The mother of Education Secretary Michael Gove has vowed to give her son a clip around the ear after he admitted misbehaving during his schooldays.
Christine Gove, 73, said she had no idea about Michael’s mischievous antics in the classroom and branded him “a monkey”.
In a recent open letter, Gove said he cringes when he remembers his 15-year-old self sitting at the back of the room asking “clever-dick questions” and indulging in “pathetic showing off”.
Speaking yesterday (weds), Christine, who still lives in Aberdeen with husband Ernest, 76, said: “If I could see Michael now I’d give him a clip round the lug.

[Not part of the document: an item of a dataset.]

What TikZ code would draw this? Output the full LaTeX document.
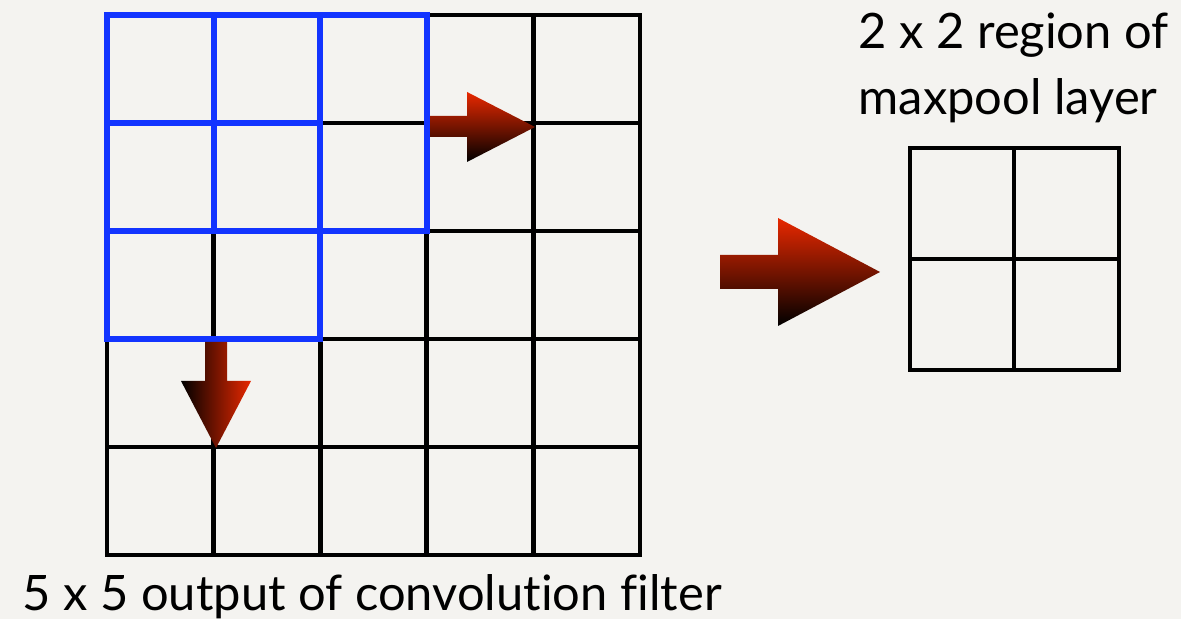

“He would have been strung up if I had known he was being so cheeky.
“At the time he never said anything about his attitude and when I heard about it on the radio, I thought ‘what a monkey’.
“He would sometimes get a bit riled at that age, but I never thought he was a problem like that at school.
“I can never get in touch with him these days – it just goes through to his answering machine – but when I do eventually speak to him, I’ll give him a good telling off.”
In a letter published in the Radio Times, Michael apologised for his behaviour towards Danny Montgomery, who taught him French at Robert Gordon’s College in Aberdeen.
Michael said: “It may be too late to say I’m sorry. Thirty years is too late.
“But since apologies from politicians are considered as rare as away wins for Queens Park Rangers, I hope you will accept mine.
“Because when I look back at the 15-year-old I was, lurking at the back of your French class at Robert Gordon’s College in Aberdeen, I cringe.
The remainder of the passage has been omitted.